While this policy was heralded as a win for content creators, legal action dubbed the “Shopro gambit” has everyone scared once more. According to Suede, a New Zealand YouTuber who’s been making Pokémon and anime parodies for eight years, the legal strategy goes well beyond allowing Japanese companies to circumvent YouTube’s copyright policy. The tactic, if implemented successfully, could force content creators into a prolonged, financially taxing international court battle that could jeopardize YouTube channels of any size. Although this strategy has apparently already claimed the likes of Suede’s moderately sized YouTuber channel, as he noted in a series of tweets, he is now trying to warn others about the tactic out of fear that it might gain traction. Given how aggressive Japanese companies have been in the past regarding copyright ownership, he thinks every anime content creator, big or small, is on the chopping block as well.
The “Shopro gambit,” as he calls it in the video, naming it after the production company behind the Pokémon anime, is essentially a slapp suit which is commonly used to intimidate a defendant from fighting back against a plaintiff. While the thing could go to court, the strategy assumes that the defendant will consider it too much of a hassle to pursue.
If other Japanese companies decide to use this legal action, they can circumvent YouTube’s counterclaim system and fair use policy to bully content creators both small and large. The fear is that, by doing so, these companies can have beloved channels purged from the platform, even if ostensibly some of these content creators not only love anime, they also provide free PR for their media. While it’s a fairly common legal tactic, many YouTubers are independent creators who may not have the resources to fight back–so there’s a sense of urgency in seeing big corporations start to adopt the tactic.
“From this point on, there are a million swords hanging over a million heads all held up by a single hair each. They might never drop, but they might also all drop tomorrow,” he said.
In YouTube-speak, Suede has three months to decide whether he wants to:
1) Ignore Shopro’s small claim and have his channel taken down anyway
2) Fight Shopro by hiring a Japanese lawyer to contest fair use for his videos under Japan’s strict interpretation of the policy and likely go bankrupt in the process
3) Pay Shopro ¥80,200 ($700 USD, and $1000 NZD) and set a precedent for other aggressive copyright owners to issue anime YouTubers financially draining legal action of their own.
Read More: YouTuber Hit With Ungodly Number Of Anime Copyright Strikes Gets A Win For Everyone
Suede has yet to decide how he wants to proceed with the claim but has come to terms with his channel being deleted and has created a new channel. Although the future of anime YouTubers looks uncertain, Suede started the hashtag #Geoblocking4all on Twitter as a call to action for YouTube. Currently, only content creators participating in MCNs can geo-block their content to help prevent the ire from aggressive companies, but Suede argues that YouTube should allow all content creators to geo-block content to prevent this from occurring in the future.

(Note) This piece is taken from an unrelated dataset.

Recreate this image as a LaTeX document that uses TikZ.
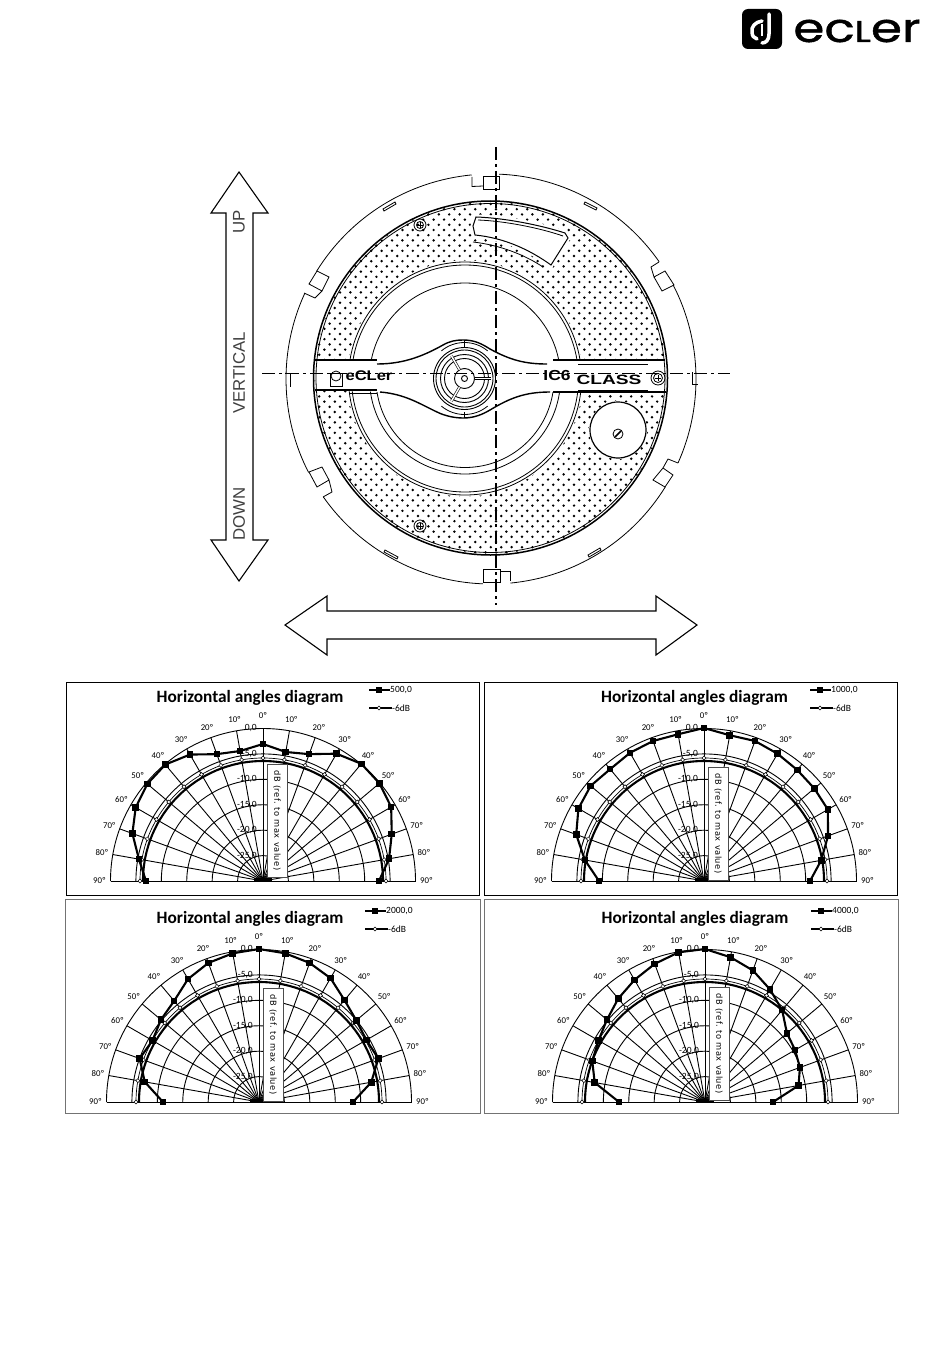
\documentclass[tikz,border=0pt]{standalone}
\usepackage{fontspec}
\usepackage{tikz}
\setmainfont{Liberation Sans}
\newfontfamily\chartFont{Carlito}
\newfontfamily\boxFont[LetterSpace=6]{DejaVu Sans}
\newfontfamily\logoFont[FakeBold=1]{Poppins}
\tikzset{
  ringLine/.style={line width=.8pt},
  grilleLine/.style={line width=1.5pt},
  axisLine/.style={line width=2.2pt,dash pattern=on 13pt off 4pt on 3pt off 4pt},
  bigArrow/.style={draw,fill=white,line width=1.1pt,line join=miter},
  dirLabel/.style={text=black!75,font=\fontsize{16.8}{18}\selectfont,rotate=90,inner sep=0pt},
  gridLine/.style={line width=.9pt},
  serieLine/.style={line width=2.1pt},
  chartFrame/.style={line width=.8pt},
  degLabel/.style={font=\chartFont\fontsize{8.8}{9}\selectfont,inner sep=0pt},
  dbLabel/.style={font=\chartFont\fontsize{9.5}{10}\selectfont,inner sep=0pt,anchor=east},
  legendLabel/.style={font=\chartFont\fontsize{9.5}{10}\selectfont,inner sep=0pt,anchor=west},
  chartTitle/.style={font=\chartFont\bfseries\fontsize{17.3}{18}\selectfont,inner sep=0pt},
  dbBox/.style={draw=black!70,fill=white,line width=.5pt,rotate=-90,inner sep=0pt,
    minimum width=113pt,minimum height=20pt,font=\boxFont\fontsize{8.3}{9}\selectfont}
}
\newcommand{\polarChart}[7]{%
\begin{scope}[shift={(#1,#2)},y=1pt]
\def\chartR{152.5}
\coordinate (#3C) at (0,0);
\foreach \ang in {0,10,...,180} \draw[gridLine] (#3C) -- (\ang:\chartR);
\foreach \ring in {1,...,6} {
  \pgfmathsetmacro\ringR{\ring*\chartR/6}
  \draw[gridLine] (\ringR,0) arc (0:180:\ringR);
}
\draw[gridLine] (-\chartR,0) -- (\chartR,0);
\fill (#3C) ++(-9,0) rectangle ++(18,3);
% -6 dB
\draw[line width=.7pt] (123,0) arc (0:180:123);
\draw[serieLine] (120,0) arc (0:180:120);
\foreach \ang in {0,10,...,180}
  \draw[line width=.5pt,fill=white] (\ang:123) ++(0,2) -- ++(2,-2) -- ++(-2,-2) -- ++(-2,2) -- cycle;
% series
\foreach \rad [count=\k from 0] in {#6} \coordinate (#3p\k) at ({180-10*\k}:\rad);
\draw[serieLine] (#3p0) \foreach \k in {1,...,18} {-- (#3p\k)};
\foreach \k in {0,...,18} \fill (#3p\k) ++(-3.3,-3.3) rectangle ++(6.6,6.6);
% labels
\node[degLabel] (#3deg0) at (90:165) {0º};
\foreach \deg in {10,20,...,90} {
  \node[degLabel] (#3degL\deg) at ({90+\deg}:163.5) {\deg º};
  \node[degLabel] (#3degR\deg) at ({90-\deg}:163.5) {\deg º};
}
\foreach \val in {0,-5,-10,-15,-20,-25} {
  \pgfmathsetmacro\ringR{\chartR*(1+\val/30)}
  \node[dbLabel] (#3db\val) at (-6,\ringR) {\val,0};
}
\node[dbBox] (#3box) at (14,#7) {dB (ref. to max value)};
\node[chartTitle] (#3title) at (#4,183) {Horizontal angles diagram};
\node[legendLabel] (#3serie) at (127,191) {#5};
\draw[serieLine] (106,191) -- (#3serie.west);
\fill (116,191) ++(-3,-3) rectangle ++(6,6);
\node[legendLabel] (#3six) at (129,173) {-6dB};
\draw[serieLine] (106,173) -- (#3six.west);
\draw[line width=.5pt,fill=white] (116,175) -- ++(2,-2) -- ++(-2,-2) -- ++(-2,2) -- cycle;
\end{scope}
}

\begin{document}
\begin{tikzpicture}[x=1pt,y=-1pt]
\useasboundingbox (0,0) rectangle (950,1359);
\coordinate (ringC) at (491,379);
\coordinate (grilleC) at (490.5,378);
\coordinate (woofC) at (465,378.5);
\coordinate (hubC) at (464.5,378.5);
\coordinate (tweeterC) at (618,430);
\def\bandShape{(316,360) -- (377,360) -- (377,364) .. controls (405,364) and (425,355) .. (443,345) .. controls (450,341) and (456,340) .. (463,340) .. controls (475,340) and (482,344) .. (490,349) .. controls (510,360) and (525,364) .. (547,364) -- (553,360) -- (665,360) -- (665,392) -- (550,392) .. controls (525,392) and (510,398) .. (490,410) .. controls (483,414) and (475,418) .. (463,418) .. controls (455,418) and (445,416) .. (437,412) .. controls (420,404) and (405,394) .. (380,392) -- (316,390) -- cycle}
\def\windowShape{(476,217) .. controls (505,218) and (540,225) .. (565,233) -- (568,238) -- (551,265) .. controls (530,250) and (505,238) .. (475,235) -- (473,226) -- cycle}
%logo
\fill[rounded corners=6pt] (742,9) rectangle (782,49);
\draw[white,line width=3.5pt,line cap=round] (769,14) -- (769,34) .. controls (769,40) and (766,43) .. (762,43);
\draw[white,line width=3.5pt,line cap=round] (762,21) .. controls (755,22) and (751,27) .. (752,32) .. controls (752,36) and (754,38) .. (757,39);
\draw[white,line width=2pt] (762,24) -- (762,36);
\node[xscale=1.25,inner sep=0pt,font=\logoFont\fontsize{40}{40}\selectfont] (eclerWord) at (857,31) {ec{\fontsize{30}{30}\selectfont L}er};
%outer ring
\foreach \from/\to in {-87.7/-34.9,-27.2/24.2,31.8/84.6,92.3/144.9,152.9/204.7,211.8/264.6}
  \draw[ringLine] (ringC) ++(\from:205) arc (\from:\to:205);
\draw[ringLine] (472,177) -- (472,186.5) -- (483,186);
\draw[ringLine] (483,176) rectangle (499,189);
\draw[ringLine] (659,262) -- (651,267) -- (654,277) -- (665,271) -- (674,285) -- (662,291) -- (654,277);
\draw[ringLine] (678,463) -- (668,459) -- (663,468) -- (673,475) -- (665,487) -- (653,480) -- (663,468);
\draw[ringLine] (510,581) -- (510,571) -- (500,571);
\draw[ringLine] (483,569) rectangle (500,582);
\draw[ringLine] (323,497) -- (332,492) -- (329,480) -- (317,487) -- (309,472) -- (322,467) -- (329,480);
\draw[ringLine] (304,293) -- (315,298) -- (322,291) -- (309,284) -- (317,271) -- (329,277) -- (322,291);
\draw[ringLine] (383,209) -- (395,202) -- (396,204) -- (384,211) -- cycle;
\draw[ringLine] (585,202) -- (597,208) -- (596,210) -- (584,204) -- cycle;
\draw[ringLine] (385,550) -- (398,557) -- (397,559) -- (384,552) -- cycle;
\draw[ringLine] (588,555) -- (600,548) -- (601,550) -- (589,557) -- cycle;
\draw[ringLine] (285,373) -- (295,373) (290,373) -- (290,387);
\draw[ringLine] (692,372) -- (692,384) -- (698,384);
%grille
\begin{scope}
  \clip (grilleC) circle (176);
  \foreach \row in {0,...,68}
    \foreach \col in {0,...,34}
      \fill ({314+\col*10.4+mod(\row,2)*5.2},{204+\row*5.2}) circle (1.35);
  \fill[white] (woofC) circle (118);
  \filldraw[white,line width=5pt] \windowShape;
  \fill[white] (tweeterC) circle (29);
\end{scope}
\draw[ringLine] (woofC) circle (116.5);
\draw[ringLine] (woofC) circle (113.5);
\draw[ringLine] (woofC) circle (95.5);
\draw[ringLine] (woofC) ++(0:89) arc (0:180:89);
\fill[white] \bandShape;
\draw[line width=1.4pt] (315,360) -- (377,360) (553,360) -- (665,360);
\draw[ringLine] (578,364) -- (648,364);
\draw[line width=1.4pt] (377,364) .. controls (405,364) and (425,355) .. (443,345) .. controls (450,341) and (456,340) .. (463,340) .. controls (475,340) and (482,344) .. (490,349) .. controls (510,360) and (525,364) .. (547,364);
\draw[line width=1.4pt] (315,390) -- (377,390) (553,392) -- (666,392);
\draw[ringLine] (350,393) -- (377,393) (578,390) -- (648,390);
\draw[line width=1.4pt] (380,392) .. controls (405,394) and (420,404) .. (437,412) .. controls (445,416) and (455,418) .. (463,418) .. controls (475,418) and (483,414) .. (490,410) .. controls (510,398) and (525,392) .. (550,392);
\draw[grilleLine] (grilleC) circle (177);
\draw[ringLine] (grilleC) circle (174.5);
%hub
\fill[white] (hubC) circle (31);
\foreach \hubR in {31,28.5,24,20,10}
  \draw[line width=.9pt] (hubC) circle (\hubR);
\draw[line width=.9pt] (hubC) circle (3);
\foreach \ang in {0,120,240}
  \draw[double=white,double distance=1.5pt,line width=.6pt] (hubC) ++(\ang:10) -- ++(\ang:16);
\draw[ringLine] (hubC) ++(-130:36) arc (-130:-50:36);
\draw[ringLine] (hubC) ++(50:36) arc (50:130:36);
\draw[ringLine] (464,340) -- (464,347) (464,412) -- (464,418);
%window
\draw[line width=1pt] \windowShape;
\draw[ringLine] (478,220) .. controls (505,221) and (540,228) .. (563,236);
\draw[ringLine] (473,242) .. controls (500,245) and (525,255) .. (543,267);
%tweeter
\draw[line width=1.2pt] (tweeterC) circle (28);
\draw[ringLine] (618,434) circle (5);
\draw[line width=1.5pt] (615,437) -- (621,431);
%screws
\foreach \sx/\sy/\sr in {420/225/6,420/526/6,658/378/7} {
  \draw[ringLine] (\sx,\sy) circle (\sr);
  \draw[ringLine] (\sx,\sy) circle (\sr-2.5);
  \draw[ringLine] (\sx-3,\sy) -- (\sx+3,\sy) (\sx,\sy-3) -- (\sx,\sy+3);
}
%axes
\coordinate (axisTop) at (496,147);
\coordinate (axisBottom) at (496,605);
\coordinate (axisLeft) at (262,373.5);
\coordinate (axisRight) at (730,373.5);
\draw[axisLine] (axisTop) -- (axisBottom);
\draw[axisLine,line width=1.5pt] (axisLeft) -- (axisRight);
%band texts
\draw[ringLine] (330,373) rectangle (342,386);
\draw[ringLine] (336,376) circle (5);
\node[inner sep=0pt,xscale=1.18,font=\bfseries\fontsize{14}{14}\selectfont] (leftBrand) at (369,376) {eCLer};
\node[inner sep=0pt,xscale=1.2,font=\bfseries\fontsize{14.5}{14}\selectfont] (modelText) at (557,376) {IC6};
\node[inner sep=0pt,xscale=1.42,font=\bfseries\fontsize{13.5}{14}\selectfont] (classText) at (609,379.5) {CLASS};
%arrows
\draw[bigArrow] (239,172) -- (268,213) -- (253,213) -- (253,540) -- (268,540) -- (239,581) -- (211,540) -- (226,540) -- (226,213) -- (211,213) -- cycle;
\draw[bigArrow] (285,625) -- (327,596) -- (327,611) -- (656,611) -- (656,596) -- (697,625) -- (656,655) -- (656,639) -- (327,639) -- (327,655) -- cycle;
\node[dirLabel] (upText) at (239,222) {UP};
\node[dirLabel] (verticalText) at (239,373) {VERTICAL};
\node[dirLabel] (downText) at (239,514) {DOWN};
%charts
\draw[chartFrame] (66,682) rectangle (479.5,895.5);
\draw[chartFrame] (484,682) rectangle (897,895);
\draw[chartFrame,black!55] (65,899) rectangle (480,1113);
\draw[chartFrame,black!55] (484,899) rectangle (898.5,1113);
\polarChart{263}{881}{chartA}{-13}{500,0}{117,126,139,147,151,152,146,135,132,137,131,135,147,153,152,148,137,128,116}{60.5}
\polarChart{704}{881}{chartB}{-9.5}{1000,0}{105,121,136,145,148,146,148,149,149,153,148,149,147,145,144,143,132,119,106}{57.5}
\polarChart{259}{1102}{chartC}{-9}{2000,0}{96,116,127,123,128,132,142,148,151,153,151,148,143,133,127,124,127,114,94}{57.5}
\polarChart{705}{1102}{chartD}{-10}{4000,0}{86,112,120,123,128,135,141,147,152,153,147,140,130,120,107,104,101,95,68}{58.5}
\end{tikzpicture}
\end{document}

But if this solution comes to light, it isn’t foolproof. Suede said this solution can “open up another massive can of legal worms’’ by allowing piracy to run rampant on YouTube if it doesn’t single out geoblocking Japan.
The only other alternative would be for anime YouTubers to not use any video, audio, or imagery from any Japanese I.P. forcing creators to shoot their content like a TV talking head in front of custom assets or “nothing at all,” which would effectively be a change for the worse for the anime YouTube community, according to Suede.
“Youtube is in a really bad situation too, and it needs to make a decision relatively quickly,” he told Kotaku. “It either needs to allow geoblocking to all users so that [they] aren’t at the complete mercy of Japanese rights holders, or continue its current policy, which could result in an entire demographic being purged from its base.”
A YouTube spokesperson told Kotaku, “When YouTube receives a valid lawsuit regarding a creator’s content that allegedly infringes copyright, we may remove the content until there is a legal decision, which is what we’ve done in this case.” We also reached out to Shopro but didn’t hear back by time of publication.
“Youtube used to be a place where people could share a lot of transformative content that brought us together as fans, with content like reviews, music videos, fan art and parodies giving us a sense of community,” Suede told Kotaku. “But with this suit, a switch has been flipped and I feel like a harbinger of the end times.”
Update: 2/7/2022 10:50 a.m. ET: The post has been updated to include a comment from YouTube.